Poupyrev excitedly hands me a nine-millimeter-squared chip, then quickly chastises me when I try to pick it up. There are only a couple of these in the world, as of last week---that was when Soli went from great idea to the beginning of something very real. The chip, specifically, is 60GHz RF transmitters in a piece of silicon---and it was built in a mere 10 months. It's modular, meaning it can be placed anywhere. And instead of shooting one beam and collecting a single point of data, the Soli chips create a wide radar bulb, designed to be big enough to see your entire hand all at once.

It can detect movement of less than a millimeter---you hold your hand as still as possible, and it still sees huge motion. 3,000 times a second, it collects information about where your hand and fingers are, and what they're doing. It only cares about motion---like an eagle, Poupyrev says, all Soli knows is that there's something moving. And through Google's machine-learning algorithms, it's beginning to see gestures in what it captures. More importantly, it can see and recognize the tiniest, most specific of movements, and translate that to your gadgets.

Project Soli revolves around two ideas: One, hands are a great input device. Two, every existing gesture control system sucks. "In the real world, we are very good with our hands," Poupyrev says. He points to a graph showing how our fingers are uniquely tightly connected to our motor cortex. "So why can we use our hands in the real world, and not with technology?"

Ivan Poupyrev, ATAP Technical Project Lead.

Peter McCollough for WIRED

But we do use our hands to control technology, we just often choose not to because it's awkward. Poupyrev waves this off. "We quite often think about interaction with your hand as a gesture interaction—OK sign, V sign— but that’s meaningless." Primitive hand signals are fine for communicating with people, he says, but it doesn't make sense with computers. "That’s not how we interact with tools. And a computer’s a tool. We should not think about the computer as another human being, but as a tool, and we should apply gesture language from the tool interaction to using your computer, rather than the human-to-human interaction."

Forget big gestures, he says. Think about the tiny ones. The way you swipe a touchscreen, twist a knob on your stereo, or scroll your finger around the iPod's touch wheel. With the right tracking system, you could flip a light switch without the switch, or turn up the volume on the speakers without actually touching them just by sliding your finger. The gestures don't have to be huge and exaggerated: You don’t need to wave like a madman in front of your Kinect. They can be as small as they are in real life.

Right now, gesture technology depends on exaggeration. Camera-based systems, like Leap Motion or Intel's RealSense, are big and slow, and can't see through walls or at night. Capacitive sensors are great for touch, but not seeing in three dimensions; when you cross your fingers they fall apart.

The challenge of Soli was to shrink radar into the size of a computer chip.

Peter McCollough for WIRED

Radar, on the other hand, perfectly suited Poupyrev's needs. "3D, super precise, overlap motions of fingers, doesn’t matter. Works through materials, day and night. Problem is, it doesn’t fit into a watch." Project Soli didn’t want to reinvent radar, just shrink it.
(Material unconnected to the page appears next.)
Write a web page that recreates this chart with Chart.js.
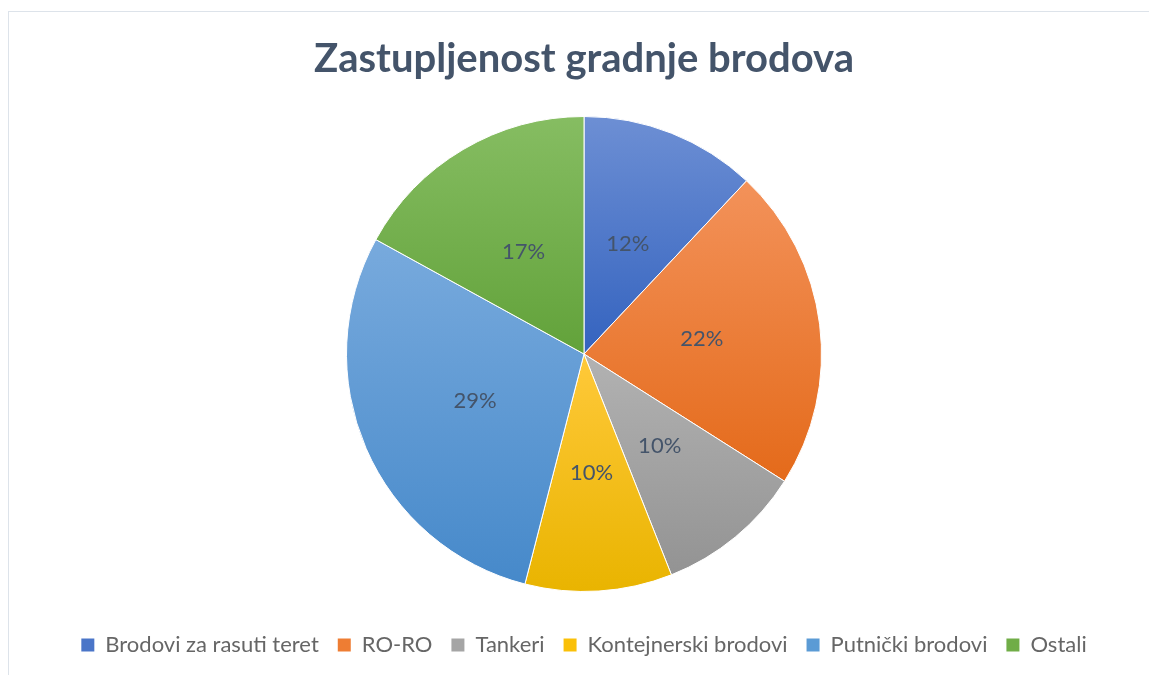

The technology is way ahead of the implementation. The data is rich and detailed, but there's not exactly an obvious way to teach people how to screw an air screwdriver or press an air button.

Soli is designed to be modular, so the antennas can go anywhere.

Peter McCollough for WIRED

One use case Poupyrev is thinking about is abstracted watch crowns---you could just twist your fingers like you're spinning a watch crown, and change the time without touching anything. If that sounds overly conceptual, Poupyrev agrees. "We have a whole bunch of ideas about what we can do," he says, "but we need a product. We need a hero product."

The possibilities are endless, and equal parts impressive and terrifying. These chips can collect so much data, so often, so fast, that Poupyrev thinks they can detect almost anything. With the right algorithms and software, anyway---and that's what Google does best.

"Can it see people walking? Yes it can. Can it see people breathing? Yes we can. Can you see if it’s grandpa or grandma? Well, probably, because grandpa and grandma probably walk differently. Just like we distinguish your hand, we distinguish people." It can see if someone's breathing, even if they're underneath a blanket. It can see through walls, through rain, through darkness. And all it needs is for you to just sort of, barely move two fingers.